*TASK*.
From the listing below, output the lines between the one with "Convert this chart" and the one with "0.17, 0.18, 0.18, 0.0]", including those two, and nothing else. Pictures are not copied.

*RECORDS FOR THE TASK*.
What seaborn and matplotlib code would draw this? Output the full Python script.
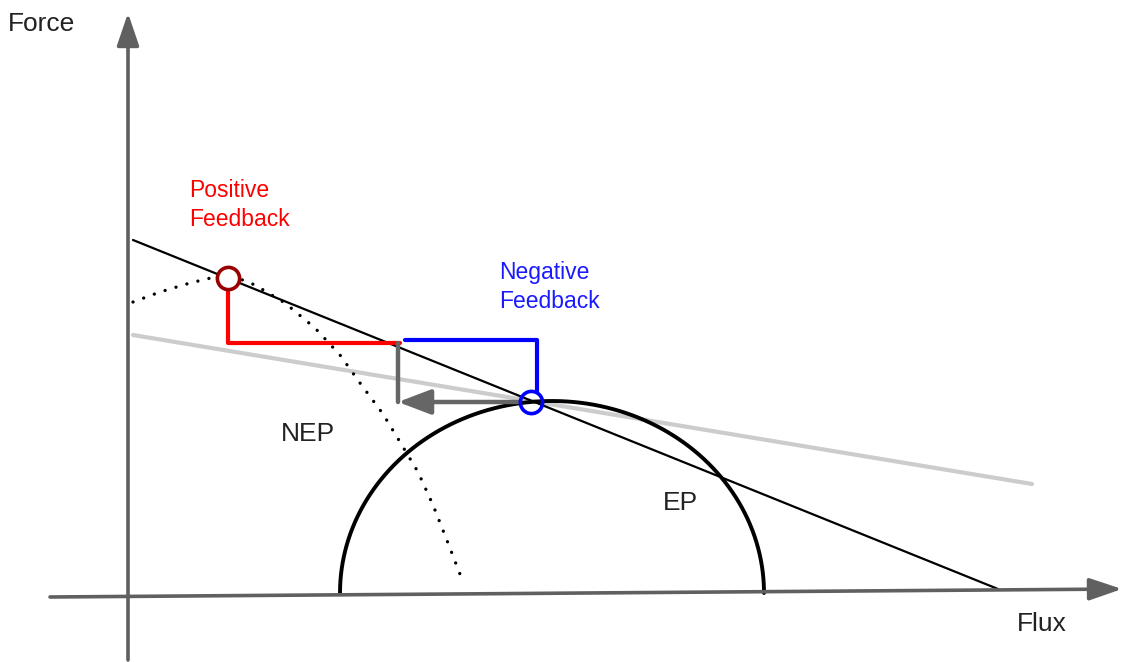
import numpy as np
import pandas as pd
import seaborn as sns
import matplotlib.pyplot as plt

sns.set_theme(style="white")
plt.rcParams['font.family'] = ['Liberation Sans', 'DejaVu Sans']

# Diagram coordinates (picture space, y grows downward)
# Force / Flux axes
y_axis_x = [128, 128]
y_axis_y = [660, 13]
x_axis_x = [50, 1122]
x_axis_y = [597, 589]

# steep black line and the light gray line
black_x = [133, 998]
black_y = [240, 589]
light_x = [133, 1032]
light_y = [335, 484]

# EP dome (half ellipse)
ep_center_x = 552
ep_base_y = 593
ep_half_width = 212
ep_height = 192

# NEP dotted curve
nep_x = [133, 160, 190, 215, 235, 255, 285, 315, 340, 360, 383, 400, 418, 433, 448, 463]
nep_y = [302, 292, 283, 277, 277, 285, 303, 328, 355, 383, 414, 442, 472, 505, 543, 582]

# feedback paths
red_x = [228, 228, 400]
red_y = [289, 343, 343]
blue_x = [405, 537, 537]
blue_y = [340, 340, 392]
gray_x = [398, 398]
gray_y = [343, 402]
gray_arrow_start = (520, 402)
gray_arrow_end = (398, 402)

pos_point = (228, 278)
neg_point = (531, 402)

labels = {
    'Force': (8, 24),
    'Flux': (1017, 624),
    'NEP': (281, 434),
    'EP': (663, 503),
}

fig = plt.figure(figsize=(11.23, 6.62), dpi=100)
ax = fig.add_axes([0, 0, 1, 1])

axis_col = '#606060'

def line(xs, ys, **kw):
    df = pd.DataFrame({'x': xs, 'y': ys})
    sns.lineplot(data=df, x='x', y='y', sort=False, estimator=None, ax=ax, **kw)

# axes with arrow heads
head = '-|>,head_length=1.0,head_width=0.34'
ax.annotate('', xy=(y_axis_x[1], y_axis_y[1]), xytext=(y_axis_x[0], y_axis_y[0]),
            arrowprops=dict(arrowstyle=head, color=axis_col,
                            lw=2.6, mutation_scale=20, shrinkA=0, shrinkB=0))
ax.annotate('', xy=(x_axis_x[1], x_axis_y[1]), xytext=(x_axis_x[0], x_axis_y[0]),
            arrowprops=dict(arrowstyle=head, color=axis_col,
                            lw=2.6, mutation_scale=20, shrinkA=0, shrinkB=0))

line(light_x, light_y, color='#cccccc', lw=3)
line(black_x, black_y, color='black', lw=1.6)

t = np.linspace(np.pi, 0, 200)
ep_x = ep_center_x + ep_half_width * np.cos(t)
ep_y = ep_base_y - ep_height * np.sin(t)
line(ep_x, ep_y, color='black', lw=2.8)

line(nep_x, nep_y, color='black', lw=2.4, linestyle=(0, (0.01, 3.4)),
     dash_capstyle='round')

line(red_x, red_y, color='#ff0000', lw=3)
line(blue_x, blue_y, color='#0000ff', lw=3)
line(gray_x, gray_y, color='#666666', lw=3.2)
ax.annotate('', xy=gray_arrow_end, xytext=gray_arrow_start,
            arrowprops=dict(arrowstyle='-|>,head_length=1.0,head_width=0.38', color='#666666',
                            lw=3.2, mutation_scale=20, shrinkA=0, shrinkB=0))

ax.plot(*pos_point, marker='o', ms=16, mfc='white', mec='#990000', mew=2.6, zorder=5)
ax.plot(*neg_point, marker='o', ms=16, mfc='none', mec='#0000ff', mew=2.6, zorder=5)

for txt, (x, y) in labels.items():
    ax.text(x, y, txt, fontsize=19, color='#222222', va='center', ha='left')

ax.text(189, 205, 'Positive\nFeedback', fontsize=16.5, color='#ff0000',
        va='center', ha='left', linespacing=1.3)
ax.text(499, 287, 'Negative\nFeedback', fontsize=16.5, color='#1a1aff',
        va='center', ha='left', linespacing=1.3)

ax.set_xlim(0, 1123)
ax.set_ylim(662, 0)
ax.set_axis_off()

fig.savefig('out.png', dpi=100)
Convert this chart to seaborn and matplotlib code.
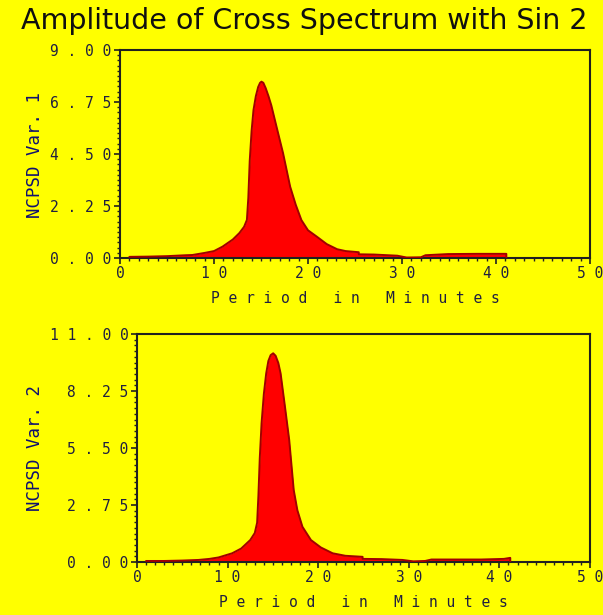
import matplotlib
matplotlib.use("Agg")
import matplotlib.pyplot as plt
import seaborn as sns
import numpy as np
import pandas as pd
from matplotlib.ticker import MultipleLocator, FixedLocator

# ---- data ----
title = "Amplitude of Cross Spectrum with Sin 2"
x_label = "Period in Minutes"
y_label_1 = "NCPSD Var. 1"
y_label_2 = "NCPSD Var. 2"

period_1 = [1.0, 3.0, 5.0, 7.0, 7.7, 9.0, 10.0, 10.9, 12.0, 12.7, 13.2, 13.5, 13.65, 13.8, 14.0,
            14.2, 14.45, 14.7, 14.9, 15.05, 15.25, 15.5, 15.8, 16.1, 16.7, 17.35, 18.1, 18.7,
            19.3, 20.0, 20.95, 22.0, 23.1, 24.0, 25.4, 25.4, 27.0, 29.5, 30.5, 32.0, 32.5,
            34.9, 38.0, 41.1, 41.1]
ncpsd_1 = [0.05, 0.06, 0.08, 0.12, 0.13, 0.22, 0.30, 0.49, 0.80, 1.08, 1.35, 1.65, 2.6, 4.2, 5.5,
           6.4, 7.0, 7.4, 7.58, 7.63, 7.58, 7.35, 7.0, 6.6, 5.6, 4.53, 3.09, 2.3,
           1.64, 1.2, 0.92, 0.6, 0.38, 0.30, 0.25, 0.16, 0.15, 0.10, 0.02, 0.03, 0.12,
           0.17, 0.18, 0.18, 0.0]

period_2 = [1.0, 3.0, 5.0, 6.8, 8.0, 9.0, 10.5, 11.5, 12.5, 13.0, 13.26, 13.4, 13.55, 13.75,
            14.0, 14.26, 14.5, 14.75, 15.03, 15.3, 15.6, 15.85, 16.3, 16.8, 17.3, 17.7,
            18.26, 19.2, 20.3, 21.6, 23.0, 24.9, 24.9, 27.0, 29.3, 30.5, 31.8, 32.5, 38.0,
            40.5, 41.2, 41.2]
ncpsd_2 = [0.05, 0.05, 0.07, 0.10, 0.15, 0.22, 0.42, 0.65, 1.06, 1.40, 1.90, 3.2, 5.0, 6.7,
           8.1, 9.1, 9.7, 9.98, 10.07, 9.95, 9.6, 9.1, 7.6, 5.89, 3.47, 2.5,
           1.70, 1.06, 0.70, 0.42, 0.30, 0.25, 0.15, 0.14, 0.10, 0.03, 0.05, 0.12, 0.12,
           0.15, 0.20, 0.0]

x_ticks = [0, 10, 20, 30, 40, 50]
y_ticks_1 = [0.0, 2.25, 4.50, 6.75, 9.00]
y_ticks_2 = [0.0, 2.75, 5.50, 8.25, 11.00]

# ---- style ----
sns.set_theme(style="ticks")
YEL = "#FFFF00"
plt.rcParams["font.family"] = ["DejaVu Sans"]

W, H = 603, 615
fig = plt.figure(figsize=(W / 100, H / 100), dpi=100, facecolor=YEL)

def spaced(s):
    return " ".join(s)

def fmt2(v):
    return spaced(f"{v:.2f}")

TICK_COLOR = "#202040"
LABEL_COLOR = "#101070"
MONO = "DejaVu Sans Mono"

def make_axes(rect, xs, ys, yticks, ylabel, ylabel_y):
    ax = fig.add_axes(rect)
    ax.set_facecolor(YEL)
    df = pd.DataFrame({"period": xs, "ncpsd": ys})
    ax.fill_between(df["period"], 0, df["ncpsd"], color="#FF0000", linewidth=0, zorder=2)
    sns.lineplot(data=df, x="period", y="ncpsd", ax=ax, color="#A00000",
                 linewidth=1.4, sort=False, estimator=None, zorder=3)
    ax.set_xlim(0, 50)
    ax.set_ylim(0, yticks[-1])
    ax.xaxis.set_major_locator(FixedLocator(x_ticks))
    ax.xaxis.set_minor_locator(MultipleLocator(1))
    ax.yaxis.set_major_locator(FixedLocator(yticks))
    ax.yaxis.set_minor_locator(MultipleLocator(yticks[1] / 10))
    ax.set_xticklabels([spaced(str(t)) for t in x_ticks], family=MONO, fontsize=10.5,
                       color=TICK_COLOR)
    ax.set_yticklabels([fmt2(t) for t in yticks], family=MONO, fontsize=10.5,
                       color=TICK_COLOR)
    ax.tick_params(axis="both", which="major", length=4, width=1.2, color="#202020",
                   direction="out", pad=2)
    ax.tick_params(axis="both", which="minor", length=2, width=1.0, color="#202020",
                   direction="out")
    for sp in ax.spines.values():
        sp.set_visible(True)
        sp.set_color("#202020")
        sp.set_linewidth(1.5)
    ax.set_xlabel("P e r i o d   i n   M i n u t e s", family=MONO, fontsize=10.5,
                  color=TICK_COLOR, labelpad=7)
    ax.set_ylabel("")
    fig.text(35 / W, ylabel_y, ylabel, rotation=90, family=MONO, fontsize=12.5,
             color=LABEL_COLOR, ha="center", va="center")
    return ax

ax1 = make_axes([120 / W, 1 - 258 / H, (590 - 120) / W, (258 - 50) / H],
                period_1, ncpsd_1, y_ticks_1, y_label_1, 1 - 155 / H)
ax2 = make_axes([137 / W, 1 - 562 / H, (590 - 137) / W, (562 - 334) / H],
                period_2, ncpsd_2, y_ticks_2, y_label_2, 1 - 448 / H)

fig.text(0.505, 1 - 21 / H, title, ha="center", va="center", fontsize=20.5,
         color="#101010", family="DejaVu Sans")

fig.savefig("out.png", dpi=100, facecolor=YEL)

*RESPONSE BELOW*.
Convert this chart to seaborn and matplotlib code.
import matplotlib
matplotlib.use("Agg")
import matplotlib.pyplot as plt
import seaborn as sns
import numpy as np
import pandas as pd
from matplotlib.ticker import MultipleLocator, FixedLocator

# ---- data ----
title = "Amplitude of Cross Spectrum with Sin 2"
x_label = "Period in Minutes"
y_label_1 = "NCPSD Var. 1"
y_label_2 = "NCPSD Var. 2"

period_1 = [1.0, 3.0, 5.0, 7.0, 7.7, 9.0, 10.0, 10.9, 12.0, 12.7, 13.2, 13.5, 13.65, 13.8, 14.0,
            14.2, 14.45, 14.7, 14.9, 15.05, 15.25, 15.5, 15.8, 16.1, 16.7, 17.35, 18.1, 18.7,
            19.3, 20.0, 20.95, 22.0, 23.1, 24.0, 25.4, 25.4, 27.0, 29.5, 30.5, 32.0, 32.5,
            34.9, 38.0, 41.1, 41.1]
ncpsd_1 = [0.05, 0.06, 0.08, 0.12, 0.13, 0.22, 0.30, 0.49, 0.80, 1.08, 1.35, 1.65, 2.6, 4.2, 5.5,
           6.4, 7.0, 7.4, 7.58, 7.63, 7.58, 7.35, 7.0, 6.6, 5.6, 4.53, 3.09, 2.3,
           1.64, 1.2, 0.92, 0.6, 0.38, 0.30, 0.25, 0.16, 0.15, 0.10, 0.02, 0.03, 0.12,
           0.17, 0.18, 0.18, 0.0]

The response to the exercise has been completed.